A possible solution using formulas

	A​	B​	C​	D​	E​	F​	G​
1​	Intermediate Administrator (092)​	092​
2​	Special Education 065, 165​	065​	165​
3​	Teaching certification (065, 165, or 265)​	065​	165​	265​
4​	Math, (029, 229)​	029​	229​
5​	English, Grades 7-12 (015)​	015​
6​	General Science, Grades 7-12 (034, 234)​	034​	234​
7​	Elementary (013, 001, 002, 004, or 005)​	013​	001​	002​	004​	005​
8​	Music, Grades PK-12 (049)​	049​
9​	World Language 101, Bilingual (009 OR 902)​	101​	009​	902​

Array formula in B1 copied across and down
=IFERROR(MID($A1,SMALL(IFERROR(SEARCH(RIGHT("000"&ROW($1:$999),3),$A1),""),COLUMNS($B1:B1)),3),"")

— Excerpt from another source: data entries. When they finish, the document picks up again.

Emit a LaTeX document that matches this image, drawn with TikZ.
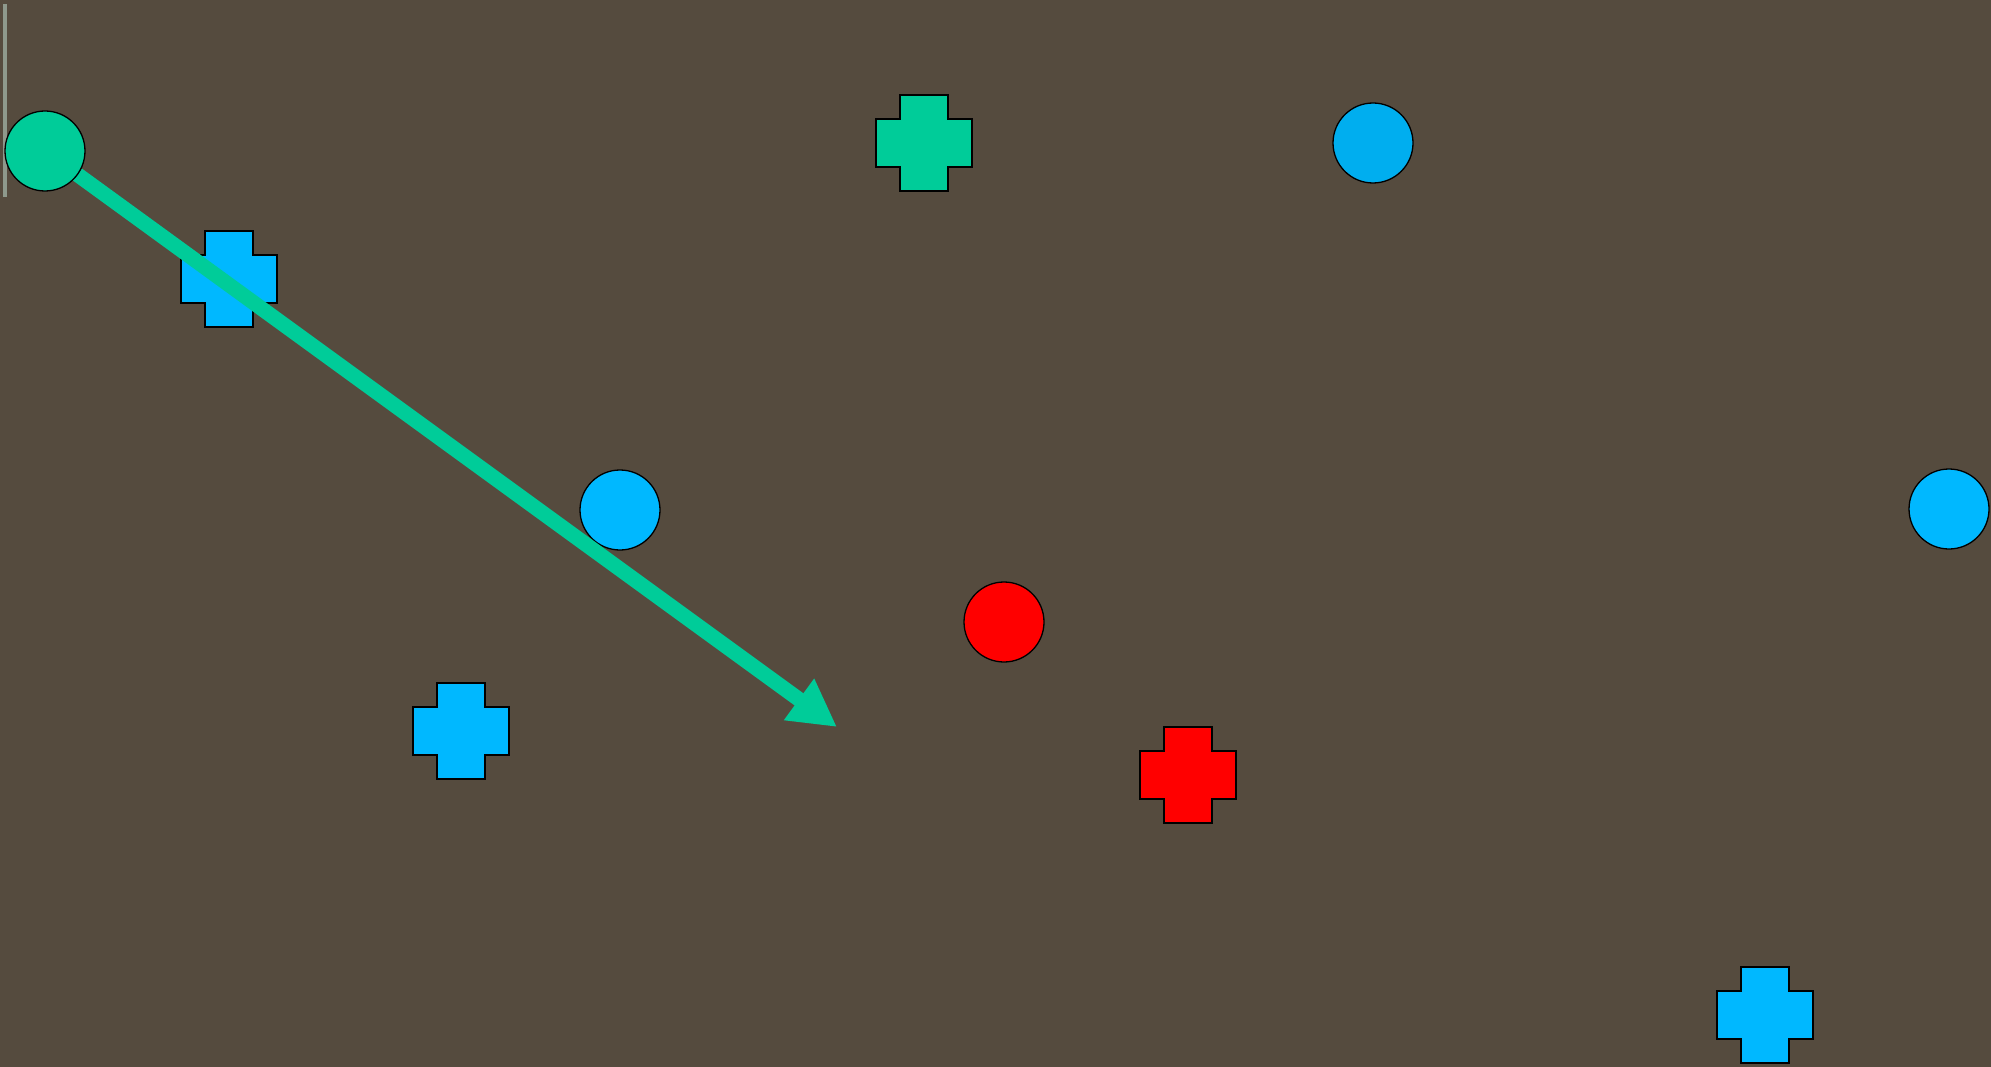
\documentclass[tikz,border=0pt]{standalone}
\usetikzlibrary{arrows.meta}
\definecolor{bgbrown}{HTML}{554B3E}
\definecolor{mint}{HTML}{00CC99}
\definecolor{skyblue}{HTML}{00B8FF}
\definecolor{skyblueb}{HTML}{00AEEF}
\definecolor{pureRed}{HTML}{FF0000}
\definecolor{rulegray}{HTML}{8E998C}
\begin{document}
\begin{tikzpicture}[
  x=1pt, y=-1pt,
  dot/.style={circle,draw=black,line width=1.3pt,minimum size=80pt,inner sep=0pt},
  plusmark/.pic={\draw[pic actions,line width=1.7pt]
    (-48,-24) -- (-24,-24) -- (-24,-48) -- (24,-48) -- (24,-24) -- (48,-24)
    -- (48,24) -- (24,24) -- (24,48) -- (-24,48) -- (-24,24) -- (-48,24) -- cycle;},
  arrowline/.style={draw=mint,line width=15pt,
    -{Triangle[length=47pt,width=48pt]}}]
\fill[bgbrown] (0,0) rectangle (1991,1067);
\useasboundingbox (0,0) rectangle (1991,1067);
\draw[rulegray,line width=3.5pt] (5,4) -- (5,197);
% crosses
\pic[fill=skyblue] (bx1) at (229,279) {plusmark};
\pic[fill=mint] (gx1) at (924,143) {plusmark};
\pic[fill=skyblue] (bx2) at (461,731) {plusmark};
\pic[fill=pureRed] (rx1) at (1188,775) {plusmark};
\pic[fill=skyblue] (bx3) at (1765,1015) {plusmark};
% circles
\node[dot,fill=skyblueb] (bd1) at (1373,143) {};
\node[dot,fill=skyblue] (bd2) at (620,510) {};
\node[dot,fill=skyblue] (bd3) at (1949,509) {};
\node[dot,fill=pureRed] (rd1) at (1004,622) {};
\coordinate (tip) at (837,727);
\draw[arrowline] (45,151) ++(36:40) -- (tip);
\node[dot,fill=mint] (gd1) at (45,151) {};
\end{tikzpicture}
\end{document}
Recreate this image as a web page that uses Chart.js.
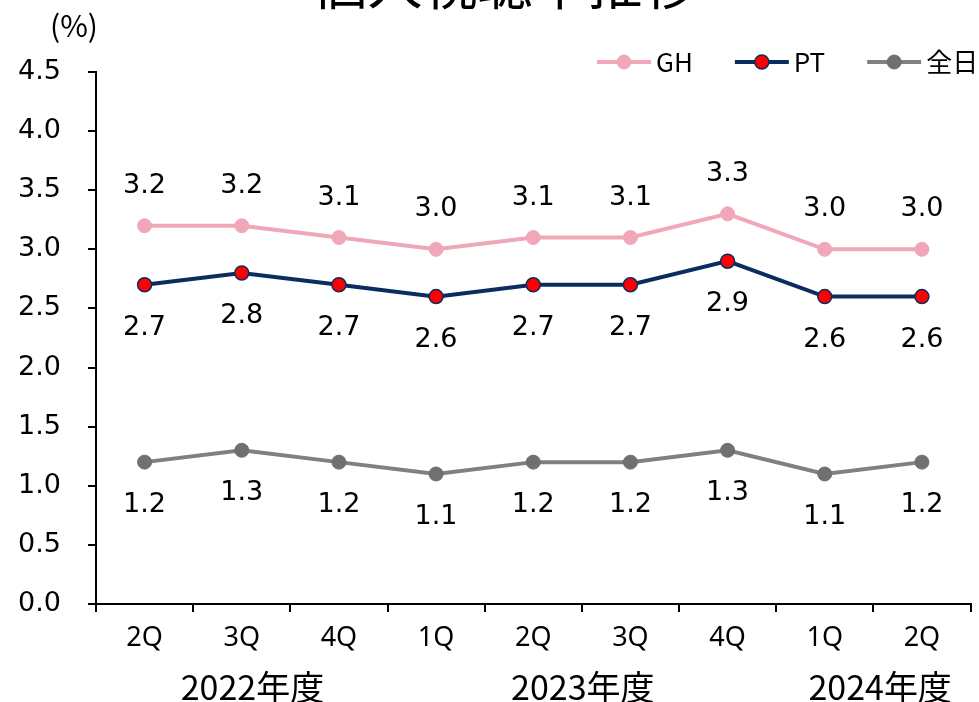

confirmed with Ctrl+Shift+Enter, not just Enter

M.

 

[Rick Rothstein]

Hello Stephen_IV,

Here is alternate method...

Sub ParseDigits()


    Dim Matches As Object
    Dim m       As Long
    Dim r       As Long
    Dim RegExp  As Object
    Dim Rng     As Range
    Dim Wks     As Worksheet
    
        Set Wks = ActiveSheet
        
        Set RegExp = CreateObject("VBScript.RegExp")
            RegExp.Global = True
            RegExp.Pattern = ("\D(\d{3})\D")
            
        Set Rng = Wks.Range("A1").CurrentRegion
        
        Intersect(Rng, Rng.Offset(1, 1)).ClearContents
        
        For r = 2 To Rng.Rows.Count
            Set Matches = RegExp.Execute(Rng.Cells(r, "A"))
            For m = 0 To Matches.Count - 1
                Rng.Cells(r, "B").Offset(0, m).NumberFormat = "000"
                Rng.Cells(r, "B").Offset(0, m) = Matches(m).SubMatches(0)
            Next m
        Next r
        
End Sub

Your code took an exceedingly long time to run against 1000 cells of data... 27.1 seconds on my computer. By comparison, JoeMo's code took 0.47 seconds and my code took 0.07 seconds. You can improve your code's speed dramatically by putting turning screen updating off the way JoeMo did (my code does not really benefit by doing it so I omitted it)... your code reduces to 0.62 seconds with screen updating turned off.

 

[Stephen_IV]

Thank you all for your help! I am amazed on how many brilliant people are on this forum! Thank you all again for your help!